Look through the data below and output, unchanged, every line from the one holding "Write a web" through the one holding "const W = 1113, H = 668;", inclusive. Skip the pictures.

------------------------------------------------------------------------

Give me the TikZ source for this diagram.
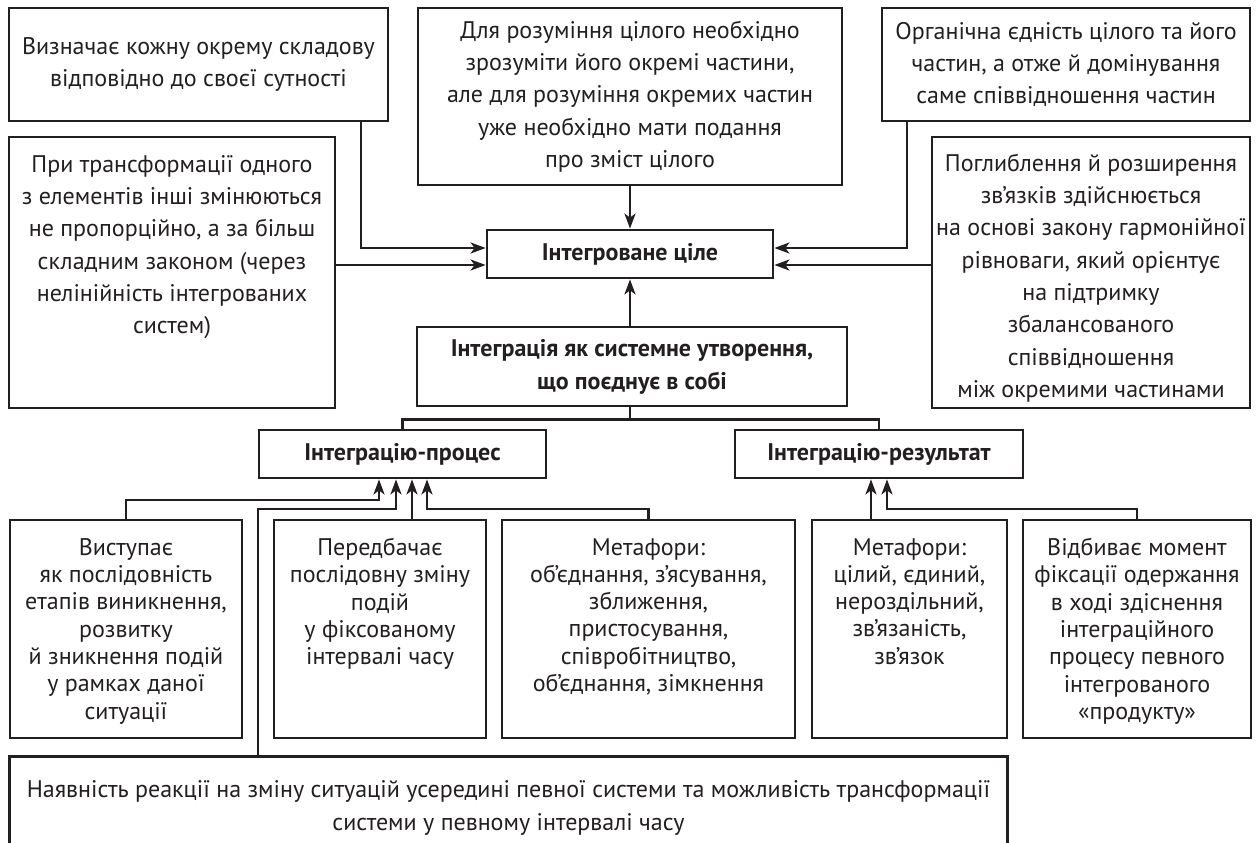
\documentclass[tikz,border=0pt]{standalone}
\usepackage{fontspec}
\setmainfont{PT Sans}
\usetikzlibrary{arrows.meta}
\definecolor{ink}{HTML}{231F20}
\newcommand\fTop{\fontsize{24}{32.3}\selectfont}
\newcommand\fLow{\fontsize{24}{27.3}\selectfont}
\newcommand\fBold{\fontsize{24}{33}\selectfont\bfseries}
\tikzset{
  box/.style={draw=ink, line width=2.8pt, inner sep=0pt, align=center, font=\fTop, text=ink},
  bbox/.style={box, font=\fBold},
  plain/.style={inner sep=0pt, align=center, font=\fTop, text=ink},
  lowbox/.style={draw=ink, line width=2.8pt, inner sep=0pt, minimum height=218pt},
  lowtext/.style={inner sep=0pt, align=center, font=\fLow, text=ink, anchor=north},
  conn/.style={draw=ink, line width=2.3pt},
  arr/.style={conn, -{Stealth[length=15pt,width=11pt,inset=4pt]}}
}
\begin{document}
\begin{tikzpicture}[x=1pt,y=-1pt]
\useasboundingbox (0,0) rectangle (1258,843);
% top row
\node[box, minimum width=379pt, minimum height=113pt] (A) at (198.5,64.5)
  {Визначає кожну окрему складову\\відповідно до своєї сутності};
\node[box, minimum width=424pt, minimum height=177pt] (M) at (630,96.5)
  {Для розуміння цілого необхідно\\зрозуміти його окремі частини,\\але для розуміння окремих частин\\уже необхідно мати подання\\про зміст цілого};
\node[box, minimum width=368pt, minimum height=113pt] (C) at (1066,64.5)
  {Органічна єдність цілого та його\\частин, а отже й домінування\\саме співвідношення частин};
% middle row
\node[box, minimum width=326pt, minimum height=271pt] (B) at (172,272.5) {};
\node[plain] (Bt) at (172,247)
  {При трансформації одного\\з елементів інші змінюються\\не пропорційно, а за більш\\складним законом (через\\нелінійність інтегрованих\\систем)};
\node[box, minimum width=318pt, minimum height=271pt] (D) at (1091,272.5) {};
\node[plain] (Dt) at (1091,278)
  {Поглиблення й розширення\\зв’язків здійснюється\\на основі закону гармонійної\\рівноваги, який орієнтує\\на підтримку\\збалансованого\\співвідношення\\між окремими частинами};
\node[bbox, minimum width=286pt, minimum height=48pt] (I) at (630,254) {Інтегроване ціле};
\node[bbox, minimum width=430pt, minimum height=79pt] (S) at (632,366.5)
  {Інтеграція як системне утворення,\\що поєднує в собі};
\node[bbox, minimum width=287pt, minimum height=48pt] (P) at (402.5,454) {Інтеграцію-процес};
\node[bbox, minimum width=288pt, minimum height=48pt] (R) at (879,454) {Інтеграцію-результат};
% lower row
\node[lowbox, minimum width=232pt] (L1) at (126,629) {};
\node[lowbox, minimum width=212pt] (L2) at (380,629) {};
\node[lowbox, minimum width=293pt] (L3) at (648.5,629) {};
\node[lowbox, minimum width=195pt] (L4) at (909.5,629) {};
\node[lowbox, minimum width=228pt] (L5) at (1137,629) {};
\node[lowtext] (L1t) at (126,538) {Виступає\\як послідовність\\етапів виникнення,\\розвитку\\й зникнення подій\\у рамках даної\\ситуації};
\node[lowtext] (L2t) at (380,538) {Передбачає\\послідовну зміну\\подій\\у фіксованому\\інтервалі часу};
\node[lowtext] (L3t) at (648.5,538) {Метафори:\\об'єднання, з’ясування,\\зближення,\\пристосування,\\співробітництво,\\об'єднання, зімкнення};
\node[lowtext] (L4t) at (909.5,538) {Метафори:\\цілий, єдиний,\\нероздільний,\\зв’язаність,\\зв’язок};
\node[lowtext] (L5t) at (1137,538) {Відбиває момент\\фіксації одержання\\в ході здіснення\\інтеграційного\\процесу певного\\інтегрованого\\«продукту»};
% bottom open box
\node[inner sep=0pt, minimum width=997pt, minimum height=86pt] (N) at (508.5,800) {};
\draw[conn, line width=2.8pt] (N.south west) -- (N.north west) -- (N.north east) -- (N.south east);
\node[inner sep=0pt, align=center, font=\fontsize{24}{33}\selectfont, text=ink] (Nt) at (508.5,808)
  {Наявність реакції на зміну ситуацій усередині певної системи та можливість трансформації\\системи у певному інтервалі часу};
% helper coordinates
\coordinate (xA) at (361,0);
\coordinate (xC) at (907,0);
\coordinate (yA) at (0,248);
\coordinate (yB) at (0,265);
\coordinate (y1) at (0,500);
\coordinate (y2) at (0,509);
\coordinate (p1) at (379,0);
\coordinate (p2) at (396,0);
\coordinate (p3) at (412,0);
\coordinate (p4) at (427,0);
\coordinate (xN) at (258,0);
\coordinate (r1) at (871,0);
\coordinate (r2) at (887,0);
% connectors into I
\draw[arr] (A.south -| xA) |- (I.west |- yA);
\draw[arr] (B.east |- yB) -- (I.west |- yB);
\draw[arr] (C.south -| xC) |- (I.east |- yA);
\draw[arr] (D.west |- yB) -- (I.east |- yB);
\draw[arr] (M.south) -- (I.north);
\draw[arr] (S.north -| I.south) -- (I.south);
% branch
\draw[conn] (S.south -| I.south) -- ++(0,12) coordinate (br) -| (P.north);
\draw[conn] (br) -| (R.north);
% into P
\draw[arr] (L1.north) |- (p1 |- y1) -- (P.south -| p1);
\draw[arr] (N.north -| xN) |- (p2 |- y2) -- (P.south -| p2);
\draw[arr] (L2.north -| p3) -- (P.south -| p3);
\draw[arr] (L3.north) |- (p4 |- y2) -- (P.south -| p4);
% into R
\draw[arr] (L4.north -| r1) -- (R.south -| r1);
\draw[arr] (L5.north) |- (r2 |- y2) -- (R.south -| r2);
\end{tikzpicture}
\end{document}
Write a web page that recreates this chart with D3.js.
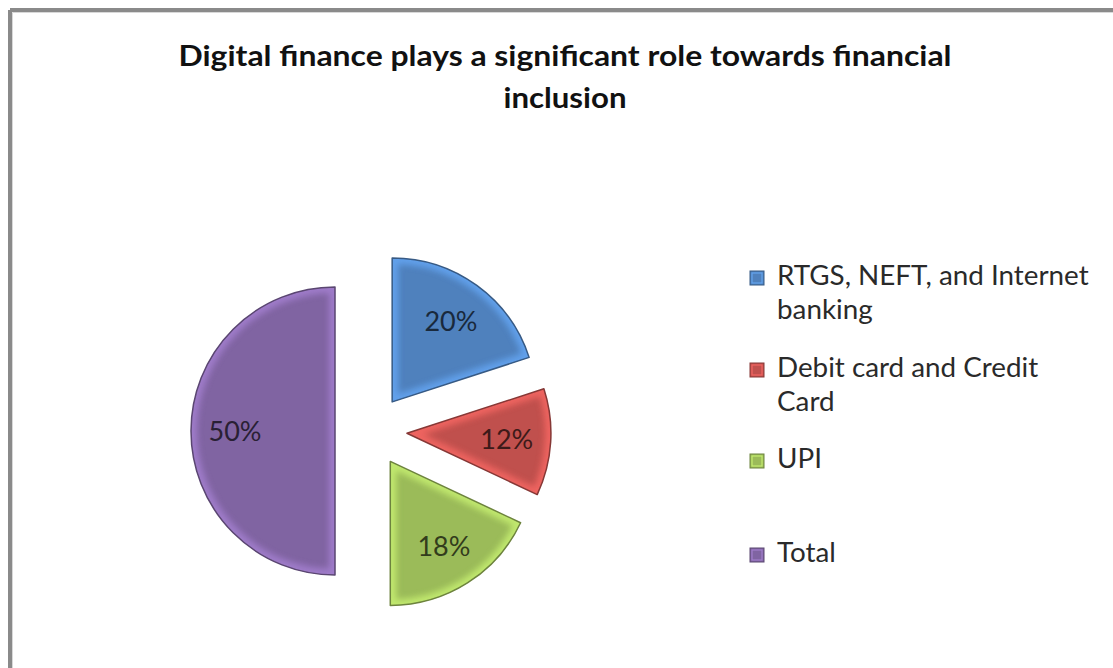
<!DOCTYPE html>
<html>
<head>
<meta charset="utf-8">
<script src="https://cdn.jsdelivr.net/npm/d3@7"></script>
<style>
  html, body { margin: 0; padding: 0; background: #fff; }
  svg { display: block; }
</style>
</head>
<body>
<svg id="chart" width="1113" height="668"></svg>
<script>
// Chart data
const titleLines = ["Digital finance plays a significant role towards financial", "inclusion"];
const categories = ["RTGS, NEFT, and Internet banking", "Debit card and Credit Card", "UPI", "Total"];
const legendLines = [["RTGS, NEFT, and Internet", "banking"], ["Debit card and Credit", "Card"], ["UPI"], ["Total"]];
const values = [20, 12, 18, 50];
const valueLabels = ["20%", "12%", "18%", "50%"];
const sliceColors = ["#4f81bd", "#c0504d", "#9bbb59", "#8064a2"];

const svg = d3.select("#chart");
const W = 1113, H = 668;

// Frame around the chart area (top and left edges visible)
svg.append("rect").attr("x", 0).attr("y", 0).attr("width", W).attr("height", H).attr("fill", "#fff");
const frame = svg.append("g");
frame.append("line").attr("x1", 10).attr("y1", 10).attr("x2", W).attr("y2", 10)
  .attr("stroke", "#8a8a8a").attr("stroke-width", 4);
frame.append("line").attr("x1", 10).attr("y1", 10).attr("x2", 10).attr("y2", H)
  .attr("stroke", "#8a8a8a").attr("stroke-width", 4);
frame.append("line").attr("x1", 12.5).attr("y1", 12.5).attr("x2", W).attr("y2", 12.5)
  .attr("stroke", "#d8d8d8").attr("stroke-width", 1);
frame.append("line").attr("x1", 12.5).attr("y1", 12.5).attr("x2", 12.5).attr("y2", H)
  .attr("stroke", "#d8d8d8").attr("stroke-width", 1);

// Title
const titleFont = "Lato, 'Open Sans', sans-serif";
const titleBaselines = [66, 108];
const titleWidths = [773, 123];
svg.append("g").selectAll("text").data(titleLines).join("text")
  .attr("x", 565).attr("y", (d, i) => titleBaselines[i])
  .attr("text-anchor", "middle")
  .attr("font-family", titleFont).attr("font-weight", 700).attr("font-size", 28.5)
  .attr("fill", "#111")
  .attr("textLength", (d, i) => titleWidths[i]).attr("lengthAdjust", "spacingAndGlyphs")
  .text(d => d);

// Pie
const cx = 371, cy = 431, radius = 144, explode = 36, labelR = 100;
const pie = d3.pie().sort(null).value(d => d);
const arcs = pie(values);
const arcGen = d3.arc().innerRadius(0).outerRadius(radius);
const labelArc = d3.arc().innerRadius(labelR).outerRadius(labelR);

const defs = svg.append("defs");
defs.append("filter").attr("id", "soft").attr("x", "-20%").attr("y", "-20%").attr("width", "140%").attr("height", "140%")
  .append("feGaussianBlur").attr("stdDeviation", 3);

const pieG = svg.append("g").attr("transform", `translate(${cx},${cy})`);
const slices = pieG.selectAll("g.slice").data(arcs).join("g")
  .attr("class", "slice")
  .attr("transform", d => {
    const mid = (d.startAngle + d.endAngle) / 2;
    return `translate(${Math.sin(mid) * explode},${-Math.cos(mid) * explode})`;
  });

slices.each(function(d, i) {
  const g = d3.select(this);
  const base = d3.color(sliceColors[i]);
  defs.append("clipPath").attr("id", "clip" + i).append("path").attr("d", arcGen(d));
  g.append("path").attr("d", arcGen(d)).attr("fill", base.formatHex());
  // bevelled rim highlight
  g.append("g").attr("clip-path", `url(#clip${i})`)
    .append("path").attr("d", arcGen(d))
    .attr("fill", "none")
    .attr("stroke", base.brighter(0.7).formatHex())
    .attr("stroke-width", 12)
    .attr("stroke-linejoin", "round")
    .attr("filter", "url(#soft)")
    .attr("opacity", 0.85);
  g.append("path").attr("d", arcGen(d))
    .attr("fill", "none")
    .attr("stroke", base.darker(1).formatHex())
    .attr("stroke-width", 1.5)
    .attr("stroke-linejoin", "round");
});

slices.append("text")
  .attr("transform", d => `translate(${labelArc.centroid(d)})`)
  .attr("text-anchor", "middle").attr("dy", "0.36em")
  .attr("font-family", titleFont).attr("font-size", 27)
  .attr("fill", (d, i) => d3.color(sliceColors[i]).darker(3.2).formatHex())
  .text((d, i) => valueLabels[i]);

// Legend
const legendTop = [285, 377, 468, 562];
const legend = svg.append("g");
legendLines.forEach((lines, i) => {
  const base = d3.color(sliceColors[i]);
  const y = legendTop[i];
  legend.append("rect")
    .attr("x", 750).attr("y", y - 14).attr("width", 14).attr("height", 14)
    .attr("fill", base.formatHex())
    .attr("stroke", base.darker(1).formatHex()).attr("stroke-width", 1);
  legend.append("rect")
    .attr("x", 752).attr("y", y - 12).attr("width", 10).attr("height", 10)
    .attr("fill", "none")
    .attr("stroke", base.brighter(0.8).formatHex()).attr("stroke-width", 1.2).attr("opacity", 0.8);
  lines.forEach((t, j) => {
    legend.append("text")
      .attr("x", 777).attr("y", y + j * 34)
      .attr("font-family", titleFont).attr("font-size", 27.8)
      .attr("fill", "#2a2a2a")
      .text(t);
  });
});
</script>
</body>
</html>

------------------------------------------------------------------------

> **Answer to the problem**
Write a web page that recreates this chart with D3.js.
<!DOCTYPE html>
<html>
<head>
<meta charset="utf-8">
<script src="https://cdn.jsdelivr.net/npm/d3@7"></script>
<style>
  html, body { margin: 0; padding: 0; background: #fff; }
  svg { display: block; }
</style>
</head>
<body>
<svg id="chart" width="1113" height="668"></svg>
<script>
// Chart data
const titleLines = ["Digital finance plays a significant role towards financial", "inclusion"];
const categories = ["RTGS, NEFT, and Internet banking", "Debit card and Credit Card", "UPI", "Total"];
const legendLines = [["RTGS, NEFT, and Internet", "banking"], ["Debit card and Credit", "Card"], ["UPI"], ["Total"]];
const values = [20, 12, 18, 50];
const valueLabels = ["20%", "12%", "18%", "50%"];
const sliceColors = ["#4f81bd", "#c0504d", "#9bbb59", "#8064a2"];

const svg = d3.select("#chart");
const W = 1113, H = 668;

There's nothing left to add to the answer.